* start SOURCE EXCERPT *

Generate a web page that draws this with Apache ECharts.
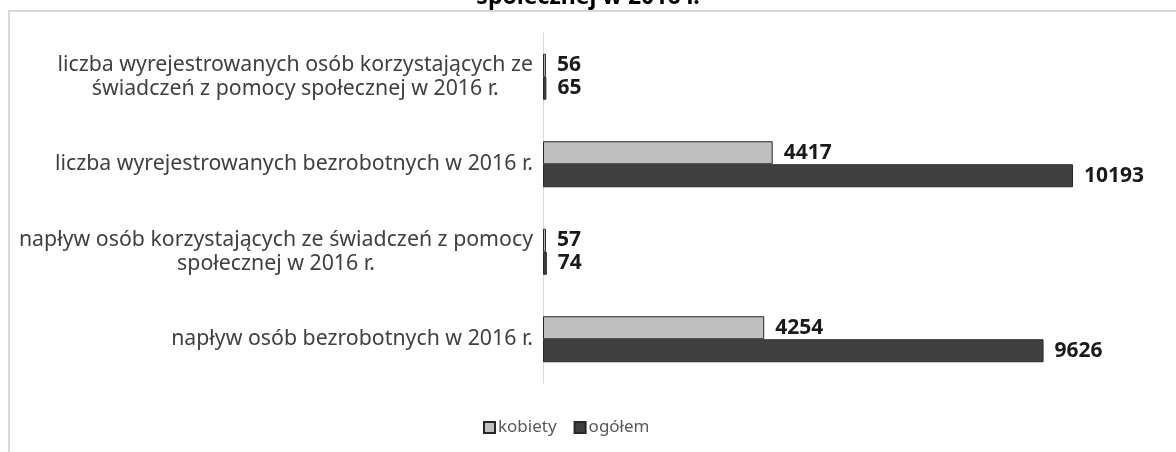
<!DOCTYPE html>
<html lang="pl">
<head>
    <meta charset="UTF-8">
    <title>Wykres</title>
    <script src="https://cdn.jsdelivr.net/npm/echarts@6/dist/echarts.min.js"></script>
    <style>
        html, body { margin: 0; padding: 0; background: #fff; overflow: hidden; }
        #chart { width: 1176px; height: 452px; }
    </style>
</head>
<body>
    <div id="chart"></div>
    <script>
        // dane, od góry do dołu jak na wykresie
        var categories = [
            'liczba wyrejestrowanych osób korzystających ze\nświadczeń z pomocy społecznej w 2016 r.',
            'liczba wyrejestrowanych bezrobotnych w 2016 r.',
            'napływ osób korzystających ze świadczeń z pomocy\nspołecznej w 2016 r.',
            'napływ osób bezrobotnych w 2016 r.'
        ];
        var kobiety = [56, 4417, 57, 4254];
        var ogolem = [65, 10193, 74, 9626];
        var seriesNames = ['kobiety', 'ogółem'];
        var titleText = 'społecznej w 2016 r.';

        var myChart = echarts.init(document.getElementById('chart'));

        var labelStyle = {
            show: true,
            position: 'right',
            distance: 11,
            color: '#1a1a1a',
            fontFamily: 'Noto Sans',
            fontWeight: 'bold',
            fontSize: 21
        };

        var option = {
            animation: false,
            title: {
                text: titleText,
                left: 'center',
                top: -19,
                textStyle: {
                    fontFamily: 'Noto Sans',
                    fontWeight: 'bold',
                    fontSize: 23,
                    color: '#000'
                }
            },
            graphic: [{
                type: 'rect',
                shape: { x: 9, y: 11, width: 1300, height: 600 },
                style: { fill: 'none', stroke: '#d9d9d9', lineWidth: 2 },
                silent: true
            }],
            legend: {
                left: 483,
                top: 419,
                padding: 0,
                itemWidth: 11,
                itemHeight: 11,
                itemGap: 17,
                icon: 'rect',
                textStyle: {
                    fontFamily: 'Noto Sans',
                    fontSize: 17,
                    color: '#595959',
                    padding: [0, 0, 0, -2]
                },
                data: seriesNames
            },
            grid: {
                left: 543,
                right: 9,
                top: 33,
                bottom: 69
            },
            xAxis: {
                type: 'value',
                min: 0,
                max: 12000,
                show: false
            },
            yAxis: {
                type: 'category',
                inverse: true,
                data: categories,
                axisLine: { lineStyle: { color: '#d9d9d9', width: 1 } },
                axisTick: { show: false },
                axisLabel: {
                    margin: 10,
                    color: '#404040',
                    fontFamily: 'Noto Sans',
                    fontSize: 21.3,
                    formatter: function (v) {
                        return v.split('\n').map(function (s) { return '{a|' + s + '}'; }).join('\n');
                    },
                    rich: {
                        a: {
                            align: 'center',
                            color: '#404040',
                            fontFamily: 'Noto Sans',
                            fontSize: 21.3,
                            lineHeight: 24
                        }
                    }
                }
            },
            series: [{
                name: seriesNames[0],
                type: 'bar',
                data: kobiety,
                barWidth: 23,
                barGap: '0%',
                itemStyle: { color: '#bfbfbf', borderColor: '#262626', borderWidth: 1 },
                label: labelStyle
            }, {
                name: seriesNames[1],
                type: 'bar',
                data: ogolem,
                barWidth: 23,
                barGap: '0%',
                itemStyle: { color: '#404040', borderColor: '#262626', borderWidth: 1 },
                label: labelStyle
            }]
        };
        myChart.setOption(option);
    </script>
</body>
</html>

* end SOURCE EXCERPT *

WORK REQUIRED. Write out the full set of lines verbatim, without the pictures.

SOLVED EXERCISE.
Generate a web page that draws this with Apache ECharts.
<!DOCTYPE html>
<html lang="pl">
<head>
    <meta charset="UTF-8">
    <title>Wykres</title>
    <script src="https://cdn.jsdelivr.net/npm/echarts@6/dist/echarts.min.js"></script>
    <style>
        html, body { margin: 0; padding: 0; background: #fff; overflow: hidden; }
        #chart { width: 1176px; height: 452px; }
    </style>
</head>
<body>
    <div id="chart"></div>
    <script>
        // dane, od góry do dołu jak na wykresie
        var categories = [
            'liczba wyrejestrowanych osób korzystających ze\nświadczeń z pomocy społecznej w 2016 r.',
            'liczba wyrejestrowanych bezrobotnych w 2016 r.',
            'napływ osób korzystających ze świadczeń z pomocy\nspołecznej w 2016 r.',
            'napływ osób bezrobotnych w 2016 r.'
        ];
        var kobiety = [56, 4417, 57, 4254];
        var ogolem = [65, 10193, 74, 9626];
        var seriesNames = ['kobiety', 'ogółem'];
        var titleText = 'społecznej w 2016 r.';

        var myChart = echarts.init(document.getElementById('chart'));

        var labelStyle = {
            show: true,
            position: 'right',
            distance: 11,
            color: '#1a1a1a',
            fontFamily: 'Noto Sans',
            fontWeight: 'bold',
            fontSize: 21
        };

        var option = {
            animation: false,
            title: {
                text: titleText,
                left: 'center',
                top: -19,
                textStyle: {
                    fontFamily: 'Noto Sans',
                    fontWeight: 'bold',
                    fontSize: 23,
                    color: '#000'
                }
            },
            graphic: [{
                type: 'rect',
                shape: { x: 9, y: 11, width: 1300, height: 600 },
                style: { fill: 'none', stroke: '#d9d9d9', lineWidth: 2 },
                silent: true
            }],
            legend: {
                left: 483,
                top: 419,
                padding: 0,
                itemWidth: 11,
                itemHeight: 11,
                itemGap: 17,
                icon: 'rect',
                textStyle: {
                    fontFamily: 'Noto Sans',
                    fontSize: 17,
                    color: '#595959',
                    padding: [0, 0, 0, -2]
                },
                data: seriesNames
            },
            grid: {
                left: 543,
                right: 9,
                top: 33,
                bottom: 69
            },
            xAxis: {
                type: 'value',
                min: 0,
                max: 12000,
                show: false
            },
            yAxis: {
                type: 'category',
                inverse: true,
                data: categories,
                axisLine: { lineStyle: { color: '#d9d9d9', width: 1 } },
                axisTick: { show: false },
                axisLabel: {
                    margin: 10,
                    color: '#404040',
                    fontFamily: 'Noto Sans',
                    fontSize: 21.3,
                    formatter: function (v) {
                        return v.split('\n').map(function (s) { return '{a|' + s + '}'; }).join('\n');
                    },
                    rich: {
                        a: {
                            align: 'center',
                            color: '#404040',
                            fontFamily: 'Noto Sans',
                            fontSize: 21.3,
                            lineHeight: 24
                        }
                    }
                }
            },
            series: [{
                name: seriesNames[0],
                type: 'bar',
                data: kobiety,
                barWidth: 23,
                barGap: '0%',
                itemStyle: { color: '#bfbfbf', borderColor: '#262626', borderWidth: 1 },
                label: labelStyle
            }, {
                name: seriesNames[1],
                type: 'bar',
                data: ogolem,
                barWidth: 23,
                barGap: '0%',
                itemStyle: { color: '#404040', borderColor: '#262626', borderWidth: 1 },
                label: labelStyle
            }]
        };
        myChart.setOption(option);
    </script>
</body>
</html>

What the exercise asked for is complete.